Many of us know all too well that the fight is not over for equal opportunities in the workplace, while working women still struggle with being expected to take on the lion’s share of the housework and child-rearing. A chapter devoted to this issue once again illustrates the strengths of the book: providing statistics and stories from real women to back up claims, and then providing real solutions. Redfern and Aune suggest that expanding women’s career choices, challenging global poverty and working conditions, fighting for pay equality, challenging discrimination at work, and promoting equality in the home will make a huge difference for women. This is not just a book of “feminist complaining;” it is a call to arms against injustice and a blueprint for how to get there.

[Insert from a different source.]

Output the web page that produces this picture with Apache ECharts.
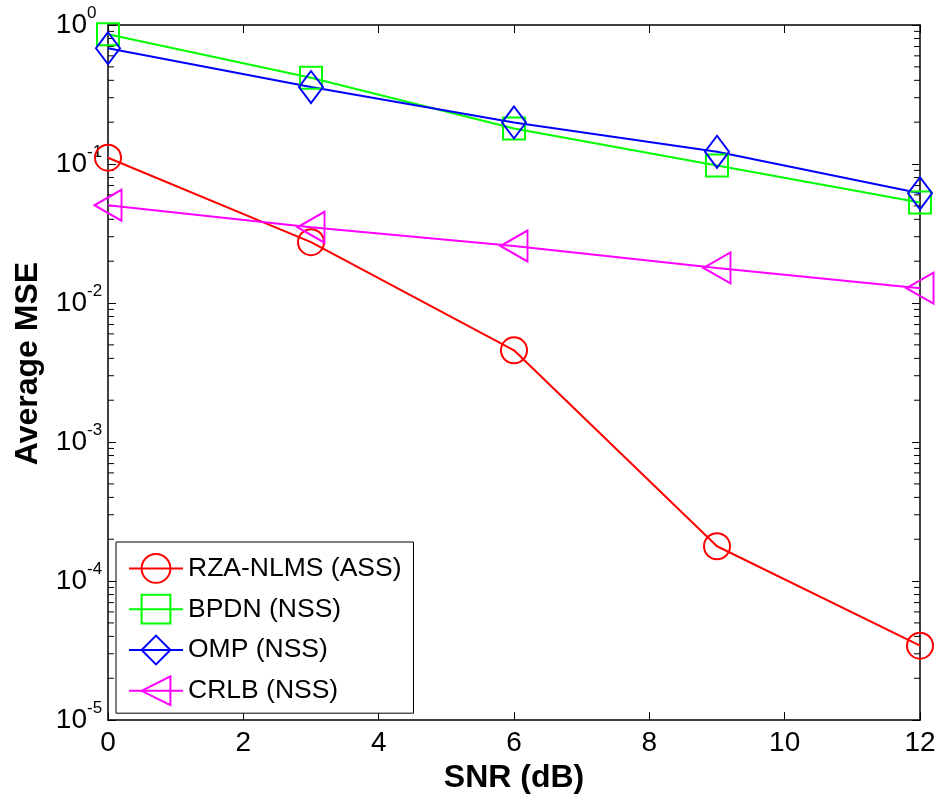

Chapter five tackles a sticky subject, one that people are not supposed to broach in polite conversation: politics and religion. Today, women are still fighting barriers when it comes to running for office and even getting to the polls. On the religion side, Redfern and Aune offer insight into how women perceive religion as well as how some feminists have tried to account for their faith.
Many feminists believe that sexism is so ingrained into popular culture today that it will require a major overhaul of media in all forms to fix the problem. In a chapter devoted to freeing popular culture from sexism, the authors tackle hip hop and its lyrical messages, sexism in advertising, gender stereotyping, and celebrity culture as it pertains to women like Paris Hilton or Miley Cyrus.
The final demand of feminists today is “Feminism Reclaimed,” as many of the women interviewed by the authors felt that feminism itself needs a revival. The backlash against it, leading many women to fear self-identifying as feminists, is not helpful. Neither is misrepresenting feminism or trying to typecast all feminists.
Reclaiming the F Word provides an excellent overview of all of the issues currently faced by women not only in the UK, but also around the globe. By highlighting the concerns women have today and offering powerful suggestions on how to eradicate sexism, readers feel empowered that they too can change the world.